The outrage was sparked by Ms. Liao’s appearance at a news conference this month organized by the Chinese government’s publicity office, where she said she and her fellow reporters are “iron people” serving bravely on the battlefront against a deadly epidemic.
“If you have a little conscience, then you should refuse the accolade and decline to speak,” read a widely circulated essay posted on a public social-media account belonging to Gu Wanming, a retired Xinhua reporter. “Otherwise people will say that you ‘trod on the blood of others to ascend the podium.’”
The essay has since disappeared. Mr. Gu hasn’t responded to a request for comment. Reached by phone, Ms. Liao referred queries to Xinhua, which didn’t respond.
The furor over Ms. Liao has flared into broader attacks on the Communist Party’s muzzling of the news media, even as President Xi Jinping has sought to trumpet his government’s successes in containing the epidemic. Analysts say such outbursts suggest that Mr. Xi still faces significant public anger at the party’s initial missteps in handling the epidemic.

Medical staff transfer patients to a hospital in Wuhan on Jan. 17.

PHOTO: GETTY IMAGES/GETTY IMAGES
“Chinese people have long been distrustful of party propaganda,” said Qiao Mu, a Washington-based consultant and a former media professor at Beijing Foreign Studies University. “But this time, with lives at stake, public anger is amplified, and continues to manifest and ferment through the criticism of Liao Jun.”
Ms. Liao, a 41-year-old Communist Party member, has received glowing coverage across state media for her reporting on the coronavirus crisis. One party-run newspaper said she wrote more than 500 news reports and more than 90 “internal reference” reports for party officials between late December and early March, or a rate of roughly 8.5 reports a day.
One of the articles, dated Dec. 31 and co-written with a colleague, repeated a statement by health officials in Hubei’s capital of Wuhan that they hadn’t detected any obvious signs of human-to-human transmission of a mysterious new pneumonia discovered in the city—an assertion later exposed as untruthful.
In another article the following day, she and a colleague reported that Wuhan police had punished eight people for spreading rumors about the disease—punishment that many Chinese later decried as an attempt to suppress information that could have helped contain the outbreak.
Ms. Liao, who oversees the metro desk at Xinhua’s Hubei bureau, later appeared at a March 8 news conference in Wuhan, organized by the Chinese government’s information office to mark International Women’s Day by showcasing six women serving on the front lines of the epidemic.

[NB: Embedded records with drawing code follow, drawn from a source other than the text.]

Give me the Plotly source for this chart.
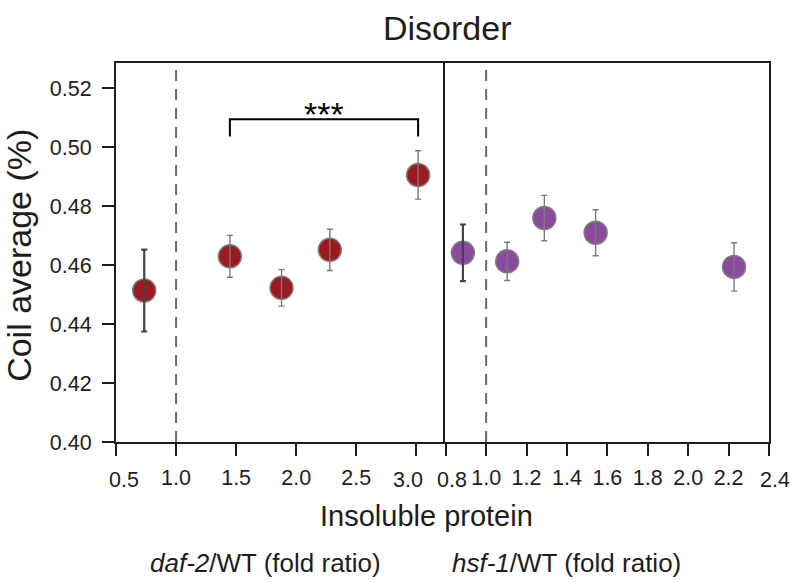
import plotly.graph_objects as go

# ---- data ----
daf_x = [0.735, 1.448, 1.878, 2.280, 3.015]
daf_y = [0.4514, 0.4630, 0.4523, 0.4652, 0.4906]
daf_err = [0.0139, 0.0071, 0.0062, 0.0070, 0.0082]

hsf_x = [0.885, 1.104, 1.288, 1.542, 2.227]
hsf_y = [0.4642, 0.4613, 0.4760, 0.4710, 0.4594]
hsf_err = [0.0096, 0.0065, 0.0077, 0.0078, 0.0082]

daf_ticks = [0.5, 1.0, 1.5, 2.0, 2.5, 3.0]
hsf_ticks = [0.8, 1.0, 1.2, 1.4, 1.6, 1.8, 2.0, 2.2, 2.4]
y_ticks = [0.40, 0.42, 0.44, 0.46, 0.48, 0.50, 0.52]

# end labels nudged inward (as in the original figure): (axis, value, pixel shift)
end_labels = [("x", 0.5, 8), ("x", 3.0, -8), ("x2", 0.8, 6), ("x2", 2.4, 6)]

sig_pair = (1, 4)          # indices in daf series compared
sig_label = "***"
bracket_top = 0.5095
bracket_low = 0.5037

FONT = "Liberation Sans, Arial, Helvetica, sans-serif"
INK = "#1f1c1d"
RED = "#9c1a1f"
PURPLE = "#8c4a9f"
EDGE = "#7d7d7d"
TICK_SIZE = 21.5

fig = go.Figure()


def add_series(xs, ys, errs, color, xa, ya):
    fig.add_trace(go.Scatter(
        x=xs, y=ys, mode="markers", xaxis=xa, yaxis=ya, showlegend=False,
        marker=dict(size=23, color=color, line=dict(color=EDGE, width=1.5)),
    ))
    # first point: darker, thicker bar
    fig.add_trace(go.Scatter(
        x=xs[:1], y=ys[:1], mode="markers", xaxis=xa, yaxis=ya, showlegend=False,
        marker=dict(size=1, opacity=0),
        error_y=dict(type="data", array=errs[:1], color="#444444", thickness=2.2, width=3),
    ))
    fig.add_trace(go.Scatter(
        x=xs[1:], y=ys[1:], mode="markers", xaxis=xa, yaxis=ya, showlegend=False,
        marker=dict(size=1, opacity=0),
        error_y=dict(type="data", array=errs[1:], color="#7a7a7a", thickness=1.4, width=3),
    ))


add_series(daf_x, daf_y, daf_err, RED, "x", "y")
add_series(hsf_x, hsf_y, hsf_err, PURPLE, "x2", "y2")

# dashed reference lines at ratio 1.0
for xr in ("x", "x2"):
    fig.add_shape(type="line", xref=xr, yref="y domain", x0=1.0, x1=1.0, y0=0, y1=1,
                  line=dict(color="#6a6a6a", width=2, dash="11px,8px"), layer="below")

# significance bracket
xa_, xb_ = daf_x[sig_pair[0]], daf_x[sig_pair[1]]
fig.add_shape(type="path", xref="x", yref="y",
              path=f"M {xa_},{bracket_low} L {xa_},{bracket_top} L {xb_},{bracket_top} L {xb_},{bracket_low}",
              line=dict(color="black", width=2))
fig.add_annotation(x=(xa_ + xb_) / 2, y=bracket_top, xref="x", yref="y", text=sig_label,
                   showarrow=False, yanchor="middle", yshift=5,
                   font=dict(size=34, color="black", family=FONT))

axis_common = dict(showgrid=False, zeroline=False, showline=True, linewidth=2, linecolor=INK,
                   mirror=True, ticks="outside", ticklen=12, tickwidth=2, tickcolor=INK,
                   automargin=False,
                   tickfont=dict(size=TICK_SIZE, color=INK, family=FONT))


def tick_text(vals, axis):
    shifted = {v for a, v, _ in end_labels if a == axis}
    return ["" if v in shifted else f"{v:.1f}" for v in vals]


fig.update_layout(
    width=790, height=582,
    margin=dict(l=116, r=21, t=63, b=140),
    paper_bgcolor="white", plot_bgcolor="white",
    xaxis=dict(domain=[0, 0.5], range=[0.5, 3.218], tickvals=daf_ticks,
               ticktext=tick_text(daf_ticks, "x"), anchor="y", ticklabelstandoff=3,
               **axis_common),
    xaxis2=dict(domain=[0.5, 1.0], range=[0.784, 2.4], tickvals=hsf_ticks,
                ticktext=tick_text(hsf_ticks, "x2"), anchor="y2", ticklabelstandoff=3,
                **axis_common),
    yaxis=dict(range=[0.40, 0.5286], tickvals=y_ticks,
               ticktext=[f"{v:.2f}" for v in y_ticks], anchor="x", ticklabelstandoff=6,
               **axis_common),
    yaxis2=dict(range=[0.40, 0.5286], anchor="x2", matches="y", side="right",
                showticklabels=False, showgrid=False, zeroline=False,
                showline=True, linewidth=2, linecolor=INK, mirror=False, ticks=""),
)

for axis, v, shift in end_labels:
    fig.add_annotation(text=f"{v:.1f}", x=v, xref=axis, y=-0.1003, yref="paper",
                       showarrow=False, xanchor="center", yanchor="middle", xshift=shift,
                       font=dict(size=TICK_SIZE, color=INK, family=FONT))

texts = [
    dict(text="Disorder", x=0.507, y=1.092, size=34),
    dict(text="Insoluble protein", x=0.475, y=-0.195, size=29),
    dict(text="<i>daf-2</i>/WT (fold ratio)", x=0.229, y=-0.319, size=26),
    dict(text="<i>hsf-1</i>/WT (fold ratio)", x=0.690, y=-0.319, size=26),
]
for t in texts:
    fig.add_annotation(text=t["text"], x=t["x"], y=t["y"], xref="paper", yref="paper",
                       showarrow=False, xanchor="center", yanchor="middle",
                       font=dict(size=t["size"], color=INK, family=FONT))
fig.add_annotation(text="Coil average (%)", x=-0.149, y=0.493, xref="paper", yref="paper",
                   showarrow=False, textangle=-90, xanchor="center", yanchor="middle",
                   font=dict(size=34, color=INK, family=FONT))

fig.write_html("out.html", config={"displayModeBar": False},
               post_script="document.body.style.margin='0';document.body.style.overflow='hidden';")
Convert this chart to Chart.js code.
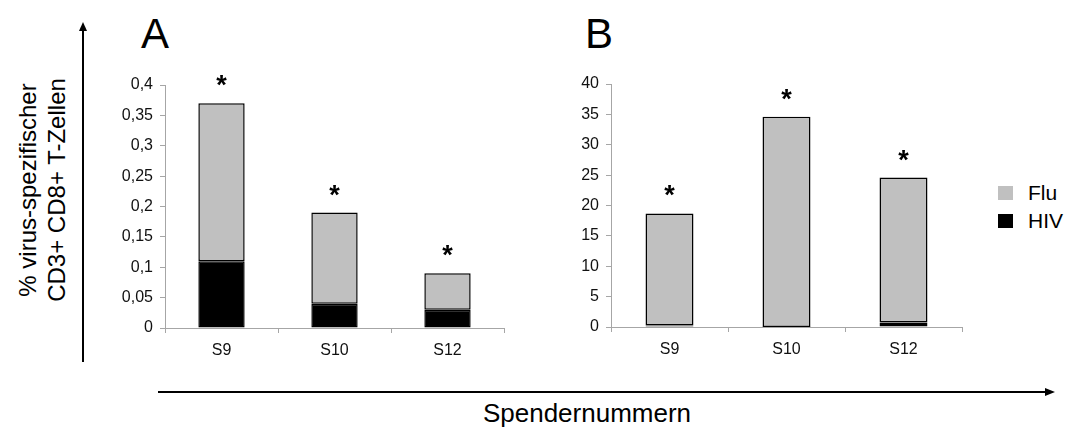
<!DOCTYPE html>
<html>
<head>
<meta charset="utf-8">
<script src="https://cdn.jsdelivr.net/npm/chart.js@4.4.1/dist/chart.umd.min.js"></script>
<style>
  html, body { margin: 0; padding: 0; background: #fff; }
  body { width: 1068px; height: 427px; position: relative; overflow: hidden;
         font-family: Arial, "Liberation Sans", sans-serif; color: #000; }
  .panel { position: absolute; }
  .title { position: absolute; font-size: 42px; line-height: 1; }
  .ylabel { position: absolute; left: 42px; top: 190px; width: 320px; text-align: center;
            font-size: 24px; line-height: 29px; transform: translate(-50%, -50%) rotate(-90deg); }
  .xlabel { position: absolute; left: 587px; top: 400px; transform: translateX(-50%);
            font-size: 26px; line-height: 1; white-space: nowrap; }
  .legend { position: absolute; left: 998px; top: 179px; font-size: 21px; }
  .legend div { height: 28px; display: flex; align-items: center; }
  .legend span.box { display: inline-block; width: 15px; height: 14px; margin-right: 15px; }
  svg { position: absolute; left: 0; top: 0; }
</style>
</head>
<body>

<svg width="1068" height="427">
  <line x1="83" y1="362" x2="83" y2="30" stroke="#000" stroke-width="2"/>
  <polygon points="83,22 79,31 87,31" fill="#000"/>
  <line x1="158" y1="392" x2="1046" y2="392" stroke="#000" stroke-width="2"/>
  <polygon points="1055,392 1045,388 1045,396" fill="#000"/>
</svg>

<div class="ylabel">% virus-spezifischer<br>CD3+ CD8+ T-Zellen</div>
<div class="xlabel">Spendernummern</div>

<div class="title" style="left:141px; top:13px;">A</div>
<div class="title" style="left:585px; top:13px;">B</div>

<div class="panel" style="left:100px; top:60px; width:420px; height:310px;">
  <canvas id="chartA" width="420" height="310"></canvas>
</div>
<div class="panel" style="left:546px; top:60px; width:430px; height:310px;">
  <canvas id="chartB" width="430" height="310"></canvas>
</div>

<div class="legend" id="legend"></div>

<script>
// donors
const donors = ['S9', 'S10', 'S12'];

// panel A (HIV-specific scale)
const hivA = [0.11, 0.04, 0.03];
const fluA = [0.26, 0.15, 0.06];

// panel B (Flu scale)
const hivB = [0.25, 0.02, 0.75];
const fluB = [18.45, 34.58, 23.85];

const seriesNames = ['Flu', 'HIV'];
const seriesColors = ['#c0c0c0', '#000000'];

const axisGray = '#a6a6a6';
const fontFam = 'Arial, "Liberation Sans", sans-serif';

// draws the significance stars above each stacked bar
const starPlugin = {
  id: 'stars',
  afterDatasetsDraw(chart) {
    const ctx = chart.ctx;
    const yScale = chart.scales.y;
    const top = chart.getDatasetMeta(chart.data.datasets.length - 1);
    ctx.save();
    ctx.fillStyle = '#000';
    ctx.font = 'bold 27px ' + fontFam;
    ctx.textAlign = 'center';
    ctx.textBaseline = 'alphabetic';
    chart.data.labels.forEach((lbl, i) => {
      let total = 0;
      chart.data.datasets.forEach(ds => { total += ds.data[i]; });
      const x = top.data[i].x;
      const y = yScale.getPixelForValue(total);
      ctx.fillText('*', x, y - 9);
    });
    ctx.restore();
  }
};

function makeChart(id, hiv, flu, yMax, step, axisW, padTop, padRight, xH) {
  return new Chart(document.getElementById(id), {
    type: 'bar',
    data: {
      labels: donors,
      datasets: [
        {
          label: seriesNames[1],
          data: hiv,
          backgroundColor: seriesColors[1],
          borderColor: '#000',
          borderWidth: 1.5,
          borderSkipped: false,
          categoryPercentage: 1,
          barPercentage: 0.41
        },
        {
          label: seriesNames[0],
          data: flu,
          backgroundColor: seriesColors[0],
          borderColor: '#000',
          borderWidth: 1.5,
          borderSkipped: false,
          categoryPercentage: 1,
          barPercentage: 0.41
        }
      ]
    },
    options: {
      responsive: false,
      animation: false,
      layout: { padding: { top: padTop, right: padRight, left: 0, bottom: 0 } },
      plugins: {
        legend: { display: false },
        tooltip: { enabled: false }
      },
      scales: {
        x: {
          stacked: true,
          grid: { drawOnChartArea: false, drawTicks: true, tickLength: 5, color: axisGray },
          border: { color: axisGray, width: 1 },
          ticks: { color: '#111', font: { size: 16, family: fontFam }, padding: 8 },
          afterFit: (s) => { s.height = xH; }
        },
        y: {
          stacked: true,
          min: 0,
          max: yMax,
          grid: { drawOnChartArea: false, drawTicks: true, tickLength: 5, color: axisGray },
          border: { color: axisGray, width: 1 },
          ticks: {
            stepSize: step,
            color: '#111',
            font: { size: 16, family: fontFam },
            padding: 7,
            callback: (v) => String(+v.toFixed(2)).replace('.', ',')
          },
          afterFit: (s) => { s.width = axisW; }
        }
      }
    },
    plugins: [starPlugin]
  });
}

makeChart('chartA', hivA, fluA, 0.4, 0.05, 65, 25, 16, 42);
makeChart('chartB', hivB, fluB, 40, 5, 65, 24, 14, 43);

// legend
const legendEl = document.getElementById('legend');
seriesNames.forEach((name, i) => {
  const row = document.createElement('div');
  row.innerHTML = '<span class="box" style="background:' + seriesColors[i] + '"></span>' + name;
  legendEl.appendChild(row);
});
</script>
</body>
</html>
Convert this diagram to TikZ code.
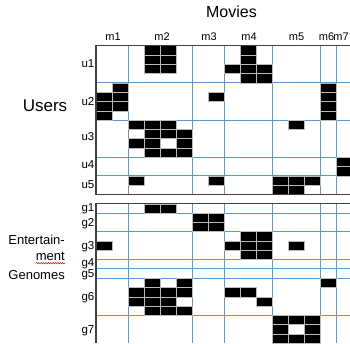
\documentclass[tikz,border=0pt]{standalone}
\usepackage{fontspec}
\setmainfont{Liberation Sans}
\usetikzlibrary{decorations.pathmorphing}
\definecolor{gridblue}{RGB}{86,152,208}
\definecolor{framegray}{RGB}{64,64,64}
\definecolor{sepgray}{RGB}{185,185,185}

\begin{document}
\begin{tikzpicture}[x=1pt,y=-1pt,
  lbl/.style={inner sep=0pt,font=\fontsize{11.5}{12}\selectfont},
  head/.style={inner sep=0pt,font=\fontsize{16}{18}\selectfont},
  side/.style={inner sep=0pt,anchor=east,font=\fontsize{13}{15}\selectfont},
  gridline/.style={gridblue,line width=0.9pt},
  frame/.style={framegray,line width=1.2pt},
  cell/.style={fill=black,draw=sepgray,line width=0.6pt}]
  \useasboundingbox (0,0) rectangle (350,343);
  \clip (0,0) rectangle (350,343);

  \node[head] (movies) at (231.5,12) {Movies};
  \foreach \n/\x in {1/113,2/162,3/209,4/249,5/296.5,6/326.5,7/341}
    \node[lbl,font=\fontsize{11}{12}\selectfont] (m\n) at (\x,36.5) {m\n};

  \node[head,font=\fontsize{17}{19}\selectfont] (users) at (45,106) {Users};
  \foreach \n/\y in {1/64,2/101.7,3/136.7,4/165,5/185}
    \node[lbl,anchor=east] (u\n) at (94.5,\y) {u\n};

  \node[side] (ent1) at (65,240.3) {Entertain-};
  \node[side] (ent2) at (65,256.7) {ment};
  \node[side] (ent3) at (65,274.7) {Genomes};
  \draw[red,line width=0.5pt,decorate,decoration={snake,amplitude=0.7pt,segment length=2.4pt}]
    ([yshift=-2pt]ent2.south west) -- ([yshift=-2pt]ent2.south east);
  \foreach \n/\y in {1/209,2/224,3/247,4/263.8,5/275,6/297.5,7/331}
    \node[lbl,anchor=east] (g\n) at (94.5,\y) {g\n};

  \begin{scope}[shift={(96,45.7)},x=16pt,y=-9.3pt]
    \foreach \c in {2,6,8,11,14,15} {
      \draw[gridline] (\c,0) -- (\c,16);
      \draw[gridline] (\c,17) -- (\c,32);
    }
    \foreach \r in {4,8,12,14,18,20,23,24,25,29}
      \draw[gridline] (0,\r) -- (16,\r);

    % users x movies
    \foreach \c/\r in {3/0,4/0,3/1,4/1,3/2,4/2,9/0,9/1,8/2,9/2,10/2,9/3,10/3,
                       1/4,0/5,1/5,0/6,1/6,0/7,7/5,14/4,14/5,14/6,14/7,
                       2/8,3/8,4/8,3/9,4/9,5/9,2/10,3/10,5/10,3/11,4/11,5/11,12/8,
                       15/12,15/13,
                       2/14,7/14,11/14,12/14,13/14,11/15,12/15}
      \path[cell] (\c,\r) rectangle ++(1,1);

    % genomes x movies
    \foreach \c/\r in {3/17,4/17,6/18,7/18,6/19,7/19,
                       9/20,10/20,0/21,8/21,9/21,10/21,12/21,9/22,10/22,
                       3/25,5/25,14/25,2/26,3/26,4/26,5/26,8/26,9/26,
                       2/27,3/27,4/27,10/27,3/28,4/28,5/28,
                       11/29,12/29,13/29,11/30,13/30,11/31,12/31,13/31}
      \path[cell] (\c,\r) rectangle ++(1,1);

    \draw[frame] (16,0) -- (0,0) -- (0,16) -- (16,16);
    \draw[frame] (16,17) -- (0,17) -- (0,32);
  \end{scope}
\end{tikzpicture}
\end{document}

“Going to the most dangerous places and hearing the most truthful voices of ordinary people is our responsibility and calling as the party’s news workers,” Ms. Liao said at the briefing. “I think this is where our courage lies.”
China’s State Council Information Office didn’t respond to queries.
Shortly after Ms. Liao’s appearance, which was widely publicized by state media, some social-media users accused the reporter of bathing in glory while shirking responsibility for writing misleading reports that might have cost lives.
Some defended Ms. Liao, saying she was probably just doing her job. Others took their criticism further, lobbing barbs at the larger propaganda system in which Ms. Liao works—a politically riskier step that signaled broader frustrations with the Communist Party.
“We can say she is a rubbish reporter, that she has no professional ethics, or even that she is an emotionless writing machine,” one user wrote on the WeChat social-media platform. Even so, “this definitely isn’t just an issue in the product assembly, but a problem with the entire production process.”
“The gaps between official and public sentiments are multiplying and widening,” another WeChat user wrote. “Sooner or later, the officials will lose the hearts and minds of the people.”